As the audience entered the hall, what it saw was an enormous luminous ring projected above a white square stage and two intertwined black grand pianos. As the lights dimmed, the Labèques entered and took their places facing one another across the dual keyboards. They were joined by Chalmin at a console where he could modulate and control the electronics that play a significant role in the score. But the most striking figure was Hannigan draped in white from head to toe as if to reflect the nun’s habit that Hildegard might have worn in her role as magistra (mother superior) of her order in 1136.
Then, with a low resonating tone, like the radiating sonics from some distant pulsar, the glowing ring became a time portal, revealing an endless vista of billowing and wisping clouds. The pianos entered with a series of lightly fingered dovetailing phrases, distinctly reminiscent of Philip Glass. What we were hearing was “O nobilissima viriditas,” the Latin text by Hildegard, to music by Dessner.
In contrast, Hannigan’s crystalline vocal lines were inspired directly by Hildegard’s sacred antiphons, which illuminate the composer’s ecstatic, mystical relationship to the cosmos — a revelation she described (following her first vision at the age of 3) as “The Shade of the Living Light.” This was “O virga mediatrix,” the text and music by Hildegard, with additional music and electronics by Chalmin.
Although the work is conceived as a single movement, it has many chapters under headings like “Research 1, 2, and 3,” in which the two pianos and the interaction between the electronics and Hannigan's vocal lines take on multiple personalities — at times eruptive and percussive, at others serene, meditative, and introspective.
The through line is always given to Hannigan, the work’s melodic star guide and channeler of the past. And there are many times when the electronics are used to phase-shift, modulate, and echo her voice, making it even more spectral. Her words (Hildegard’s words) are also at times projected. “I am the height and the depth, the circle and the descending light.”
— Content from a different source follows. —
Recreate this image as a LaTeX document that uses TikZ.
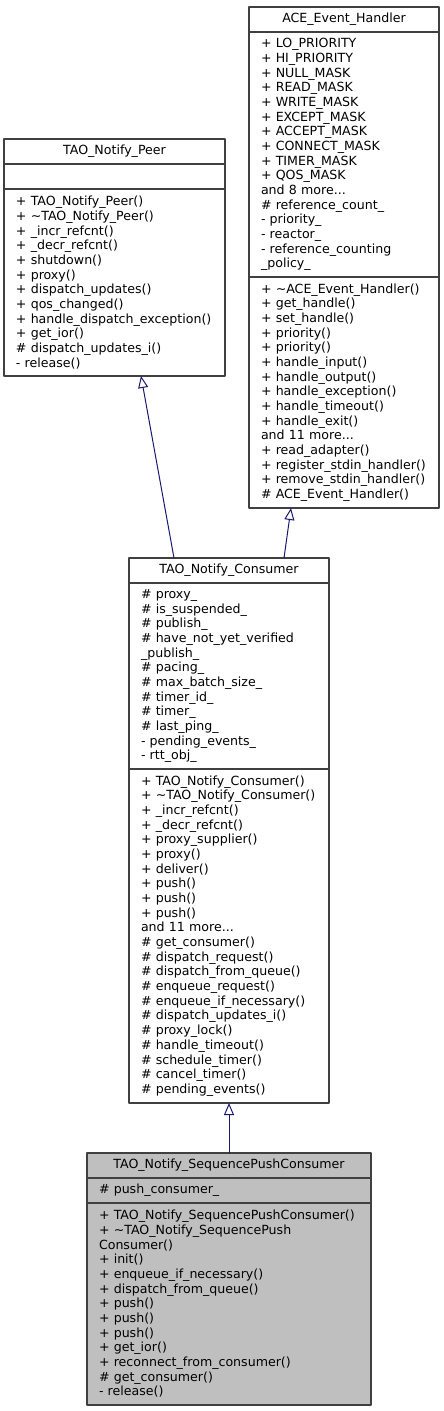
\documentclass[tikz,border=0pt]{standalone}
\usepackage{fontspec}
\setmainfont{DejaVu Sans}
\usetikzlibrary{arrows.meta}
\usetikzlibrary{positioning}
\definecolor{edgeblue}{RGB}{25,25,112}
\definecolor{boxline}{RGB}{64,64,64}
\definecolor{curfill}{RGB}{191,191,191}
\tikzset{
  part/.style={draw=boxline,line width=1.2pt,outer sep=0pt,inner xsep=12pt,inner ysep=0pt,
    align=left,font=\fontsize{12.6}{14.67}\selectfont,
    execute at begin node={\hyphenpenalty=10000\exhyphenpenalty=10000}},
  titlepart/.style={part,align=center,minimum height=25pt},
  acebox/.style={minimum width=190pt,text width=166pt},
  peerbox/.style={minimum width=221pt,text width=197pt},
  conbox/.style={minimum width=200pt,text width=176pt},
  seqbox/.style={minimum width=284pt,text width=260pt,fill=curfill},
  inherit/.style={draw=edgeblue,line width=1pt,-{Triangle[open,length=12pt,width=10pt]}}
}
\begin{document}
\begin{tikzpicture}[line cap=round,line join=round,x=1pt,y=-1pt]
\useasboundingbox (0,0) rectangle (444,1411);
% ACE_Event_Handler
\node[titlepart,acebox,anchor=north west] (acetitle) at (249,7) {ACE\_Event\_Handler};
\node[part,acebox,minimum height=245pt,below=0pt of acetitle] (aceattr) {+~LO\_PRIORITY\\+~HI\_PRIORITY\\+~NULL\_MASK\\+~READ\_MASK\\+~WRITE\_MASK\\+~EXCEPT\_MASK\\+~ACCEPT\_MASK\\+~CONNECT\_MASK\\+~TIMER\_MASK\\+~QOS\_MASK\\and~8~more...\\\#~reference\_count\_\\-~priority\_\\-~reactor\_\\-~reference\_counting\\\_policy\_};
\node[part,acebox,minimum height=231pt,below=0pt of aceattr] (aceops) {+~\textasciitilde ACE\_Event\_Handler()\\+~get\_handle()\\+~set\_handle()\\+~priority()\\+~priority()\\+~handle\_input()\\+~handle\_output()\\+~handle\_exception()\\+~handle\_timeout()\\+~handle\_exit()\\and~11~more...\\+~read\_adapter()\\+~register\_stdin\_handler()\\+~remove\_stdin\_handler()\\\#~ACE\_Event\_Handler()};
% TAO_Notify_Peer
\node[titlepart,peerbox,anchor=north west] (peertitle) at (4,139) {TAO\_Notify\_Peer};
\node[part,peerbox,minimum height=25pt,below=0pt of peertitle] (peerattr) {};
\node[part,peerbox,minimum height=187pt,below=0pt of peerattr] (peerops) {+~TAO\_Notify\_Peer()\\+~\textasciitilde TAO\_Notify\_Peer()\\+~\_incr\_refcnt()\\+~\_decr\_refcnt()\\+~shutdown()\\+~proxy()\\+~dispatch\_updates()\\+~qos\_changed()\\+~handle\_dispatch\_exception()\\+~get\_ior()\\\#~dispatch\_updates\_i()\\-~release()};
% TAO_Notify_Consumer
\node[titlepart,conbox,anchor=north west] (contitle) at (129,558) {TAO\_Notify\_Consumer};
\node[part,conbox,minimum height=186pt,below=0pt of contitle] (conattr) {\#~proxy\_\\\#~is\_suspended\_\\\#~publish\_\\\#~have\_not\_yet\_verified\\\_publish\_\\\#~pacing\_\\\#~max\_batch\_size\_\\\#~timer\_id\_\\\#~timer\_\\\#~last\_ping\_\\-~pending\_events\_\\-~rtt\_obj\_};
\node[part,conbox,minimum height=334pt,below=0pt of conattr] (conops) {+~TAO\_Notify\_Consumer()\\+~\textasciitilde TAO\_Notify\_Consumer()\\+~\_incr\_refcnt()\\+~\_decr\_refcnt()\\+~proxy\_supplier()\\+~proxy()\\+~deliver()\\+~push()\\+~push()\\+~push()\\and~11~more...\\\#~get\_consumer()\\\#~dispatch\_request()\\\#~dispatch\_from\_queue()\\\#~enqueue\_request()\\\#~enqueue\_if\_necessary()\\\#~dispatch\_updates\_i()\\\#~proxy\_lock()\\\#~handle\_timeout()\\\#~schedule\_timer()\\\#~cancel\_timer()\\\#~pending\_events()};
% TAO_Notify_SequencePushConsumer
\node[titlepart,seqbox,anchor=north west] (seqtitle) at (87,1153) {TAO\_Notify\_SequencePushConsumer};
\node[part,seqbox,minimum height=25pt,below=0pt of seqtitle] (seqattr) {\#~push\_consumer\_};
\node[part,seqbox,minimum height=202pt,below=0pt of seqattr] (seqops) {+~TAO\_Notify\_SequencePushConsumer()\\+~\textasciitilde TAO\_Notify\_SequencePush\\Consumer()\\+~init()\\+~enqueue\_if\_necessary()\\+~dispatch\_from\_queue()\\+~push()\\+~push()\\+~push()\\+~get\_ior()\\+~reconnect\_from\_consumer()\\\#~get\_consumer()\\-~release()};
% inheritance
\draw[inherit] ([xshift=-55pt]contitle.north) -- ([xshift=26.5pt]peerops.south);
\draw[inherit] ([xshift=55pt]contitle.north) -- ([xshift=-53pt]aceops.south);
\draw[inherit] (seqtitle.north) -- (conops.south);
\end{tikzpicture}
\end{document}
A consistent theme is the yin-and-yang relationship between the macro — the infinite expanse of time and space — and the micro — where infinity can be seen in the spirals of a seashell. There are passage when the music expresses grandeur, while other moments are fragile, minute, and fleeting. This perception is particularly well expressed in the Baroque musicality of Strozzi’s “Che si può fare.” What we read: “These harmonics are the language of the soul and instruments of the heart.”
The visual duality of black and white is constant in the projections and most dramatically expressed when Hannigan sheds her celestial white habit to become the lady in black. But there is never an indication that this is a tale of good versus evil. As Hildegard observed in her visionary way, “Humanity, take a good look at yourself. Inside, you’ve got heaven and earth, and all of creation. You’re a world — everything is hidden in you.”
“Spiral Arpeggios,” text (“Lingua ignota”) by Hildegard and music by Dessner, evolved to the concluding “Final Chant,” to music by Hannigan and the gradually disappearing electronics of Chalmin.
Electric Fields is a fascinating journey of outward and inward reflections, of cascading piano lines, and of interstellar, Forbidden Planet electronics, all melded to psychedelic mandala projections. It’s just a shame so few people availed themselves of the opportunity to join in the journey.